A Texas court has ordered the U.S. Securities and Exchange Commission to throw out a controversial rule that broadly redefined the term “dealer” in a move that impacted both crypto-focused and traditional finance firms.
The rule, adopted in February after a 3-2 vote among commissioners, exceeded the SEC's statutory authority, Judge Reed O’Connor found.
Traditionally, a dealer is an entity that buys and sells securities for their own account rather than for others. The SEC’s expanded definition sought to rope in any entity that had the effect of providing market liquidity, particularly in U.S. Treasury bill markets.
Crypto industry participants initially took exception to the rule after a footnote in the original draft proposal specifically noted those “dealing in crypto securities” would have to comply with securities laws, register with the SEC and join an industry-backed self-regulatory organization.
In other words, the expanded interpretation effectively removed the distinction between a "trader" and a "dealer," as traditionally understood.
The Blockchain Association and Crypto Freedom Alliance of Texas lodged a lawsuit against the securities watchdog in April, the month the rule officially took effect, arguing the rule was an overreach into the crypto sector and conflicted with the existing law that regulates securities dealers, which has been in place for 90 years.
“The SEC clearly exceeded its authority by adopting a definition of ‘dealer' that is, in the Court's words, ‘untethered from the text, history, and structure of the Exchange Act,’” Blockchain Association Head of Legal Marisa Coppel told The Block in an email, referencing the Securities Exchange Act of 1934.
Judge O’Connor, who previously oversaw Consensys’ legal fight with the SEC, agreed with the lobbyists’ position and ordered that the entire rule must be thrown out in full.

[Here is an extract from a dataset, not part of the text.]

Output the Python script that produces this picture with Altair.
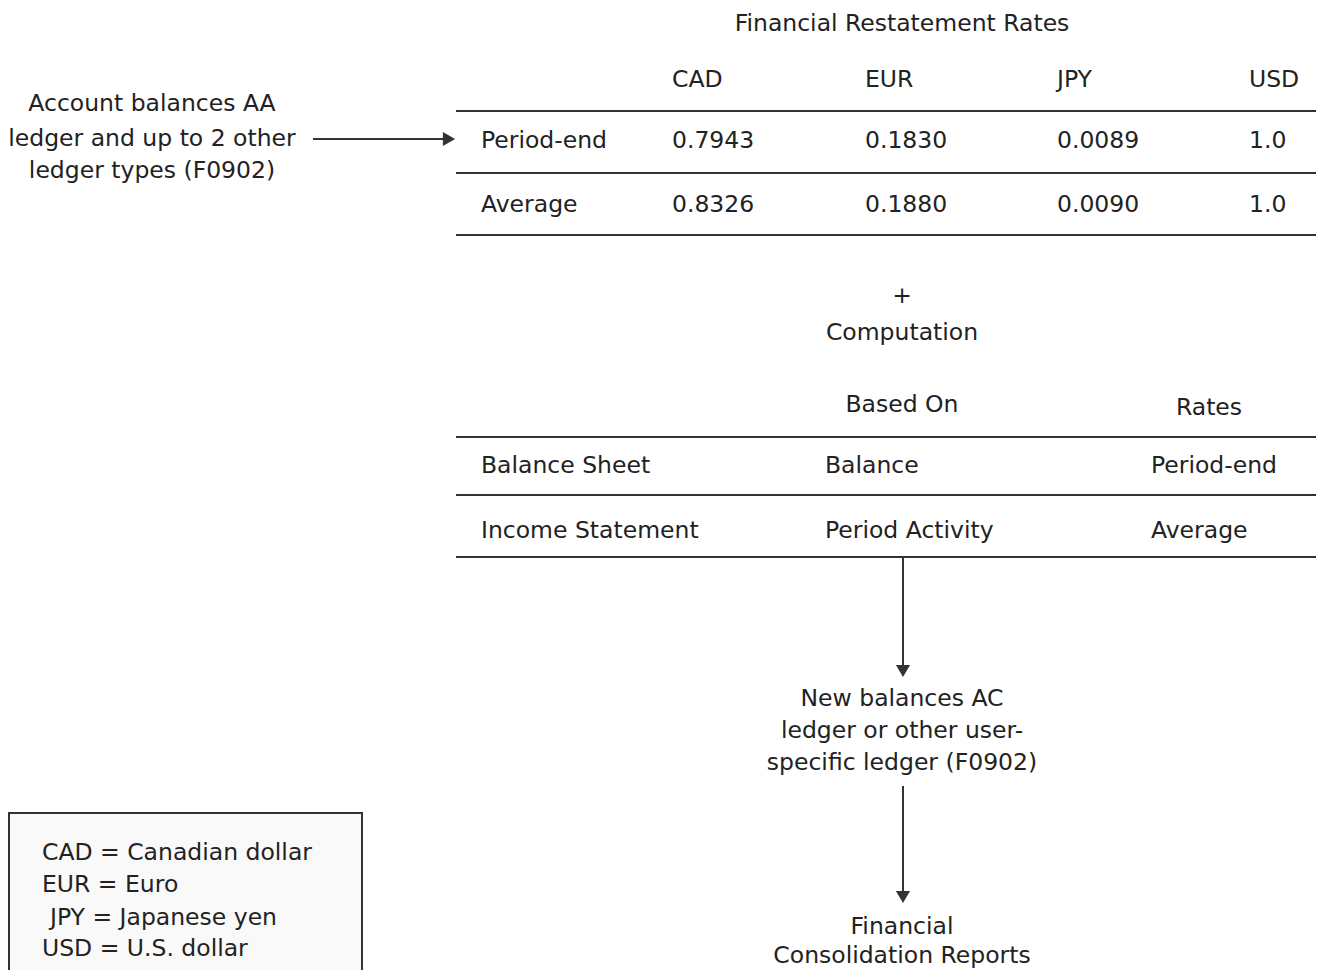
import altair as alt
import pandas as pd

# ---------------- content ----------------
title = "Financial Restatement Rates"
currencies = ["CAD", "EUR", "JPY", "USD"]
rate_types = ["Period-end", "Average"]
rate_values = [
    ["0.7943", "0.1830", "0.0089", "1.0"],
    ["0.8326", "0.1880", "0.0090", "1.0"],
]
source_lines = ["Account balances AA", "ledger and up to 2 other", "ledger types (F0902)"]
plus_sign = "+"
computation = "Computation"
comp_headers = ["Based On", "Rates"]
comp_rows = ["Balance Sheet", "Income Statement"]
comp_based = ["Balance", "Period Activity"]
comp_rates = ["Period-end", "Average"]
target_lines = ["New balances AC", "ledger or other user-", "specific ledger (F0902)"]
report_lines = ["Financial", "Consolidation Reports"]
legend_codes = ["CAD", "EUR", "JPY", "USD"]
legend_names = ["Canadian dollar", "Euro", "Japanese yen", "U.S. dollar"]

# ---------------- layout (page pixel coordinates) ----------------
W, H = 1308, 962
OFF = 8
col_x = [672, 865, 1057, 1249]
row_label_x = 481
head_y = 80
rate_row_y = [141, 205]
table1_rules_y = [111, 173, 235]
table_x0, table_x1 = 456, 1324
center_x = 902
title_y = 24
comp_head_x = [902, 1209]
comp_head_y = [405, 408]
comp_col_x = [481, 825, 1151]
comp_row_y = [466, 531]
table2_rules_y = [437, 495, 557]
src_x, src_y = [152, 152, 152], [104, 139, 171]
tgt_y = [699, 731, 763]
rep_y = [927, 956]
leg_x = [42, 42, 50, 42]
leg_y = [853, 885, 918, 949]

FONT = "DejaVu Sans"
FS = 23.5
INK = "#222222"
LINE = "#333333"

xs = alt.Scale(domain=[OFF, OFF + W], range=[0, W], nice=False, zero=False)
ys = alt.Scale(domain=[OFF, OFF + H], range=[0, H], nice=False, zero=False)

left_rows, center_rows = [], []
center_rows.append(dict(t=title, x=center_x, y=title_y))
for c, x in zip(currencies, col_x):
    left_rows.append(dict(t=c, x=x, y=head_y))
for r, vals, y in zip(rate_types, rate_values, rate_row_y):
    left_rows.append(dict(t=r, x=row_label_x, y=y))
    for v, x in zip(vals, col_x):
        left_rows.append(dict(t=v, x=x, y=y))
for s, x, y in zip(source_lines, src_x, src_y):
    center_rows.append(dict(t=s, x=x, y=y))
center_rows.append(dict(t=plus_sign, x=center_x, y=296))
center_rows.append(dict(t=computation, x=center_x, y=333))
for h, x, y in zip(comp_headers, comp_head_x, comp_head_y):
    center_rows.append(dict(t=h, x=x, y=y))
for i, y in enumerate(comp_row_y):
    for t, x in zip([comp_rows[i], comp_based[i], comp_rates[i]], comp_col_x):
        left_rows.append(dict(t=t, x=x, y=y))
for s, y in zip(target_lines, tgt_y):
    center_rows.append(dict(t=s, x=center_x, y=y))
for s, y in zip(report_lines, rep_y):
    center_rows.append(dict(t=s, x=center_x, y=y))
for c, n, x, y in zip(legend_codes, legend_names, leg_x, leg_y):
    left_rows.append(dict(t=f"{c} = {n}", x=x, y=y))

left_df = pd.DataFrame(left_rows)
center_df = pd.DataFrame(center_rows)

seg_rows = []
for y in table1_rules_y + table2_rules_y:
    seg_rows.append(dict(x=table_x0, x2=table_x1, y=y, y2=y))
seg_rows.append(dict(x=313, x2=446, y=139, y2=139))
seg_rows.append(dict(x=903, x2=903, y=557, y2=668))
seg_rows.append(dict(x=903, x2=903, y=786, y2=894))
seg_df = pd.DataFrame(seg_rows)

right_heads = pd.DataFrame([dict(x=449, y=139)])
down_heads = pd.DataFrame([dict(x=903, y=671), dict(x=903, y=897)])

box_df = pd.DataFrame([dict(x=9, x2=362, y=813, y2=990)])

enc_xy = dict(x=alt.X("x:Q", scale=xs, axis=None), y=alt.Y("y:Q", scale=ys, axis=None))

box = alt.Chart(box_df).mark_rect(fill="#f9f9f9", stroke=LINE, strokeWidth=2).encode(
    x2="x2:Q", y2="y2:Q", **enc_xy)
segs = alt.Chart(seg_df).mark_rule(color=LINE, strokeWidth=2).encode(
    x2="x2:Q", y2="y2:Q", **enc_xy)
rh = alt.Chart(right_heads).mark_point(shape="triangle-right", filled=True, color=LINE,
                                       size=200, opacity=1).encode(**enc_xy)
dh = alt.Chart(down_heads).mark_point(shape="triangle-down", filled=True, color=LINE,
                                      size=200, opacity=1).encode(**enc_xy)
tl = alt.Chart(left_df).mark_text(align="left", baseline="middle", font=FONT,
                                  fontSize=FS, color=INK).encode(text="t:N", **enc_xy)
tc = alt.Chart(center_df).mark_text(align="center", baseline="middle", font=FONT,
                                    fontSize=FS, color=INK).encode(text="t:N", **enc_xy)

chart = alt.layer(box, segs, rh, dh, tl, tc).properties(
    width=W, height=H,
    autosize=alt.AutoSizeParams(type="fit", contains="padding"),
    padding=0,
).configure_view(stroke=None)

chart.save("out.html", embed_options={"renderer": "svg", "actions": False})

The legal win, coming on the heels that crypto-skeptic SEC Chair Gary Gensler announced his resignation, adds to the crypto industry’s growing list of legal victories against the agency.
It is a particular relief for many operators in decentralized finance — like open liquidity pools and automated market makers — who were put in the delicate position of having to comply with a rule they could not enforce as there is not always an entity behind the machine.
While ostensibly aimed at proprietary traders with the hope of bringing more oversight to firms that had become "critical sources" of Treasury market liquidity and enforcing the same risk management controls as other Treasury market dealers face, many in the crypto industry saw this as a direct act on digital asset actors.
Blockchain Association CEO Kristin Smith told The Block the expanded interpretation was part and parcel of the SEC’s “anti-crypto crusade” and fell afoul of the Administrative Procedure Act, the statute that governs how federal agencies write and enforce rules.
“Following today’s ruling, the agency’s overreach is rolled back and the digital asset industry is protected from this unlawful rule,” Smith said in an email.
The SEC acknowledged the ruling and stated they were reviewing the decision to determine next steps.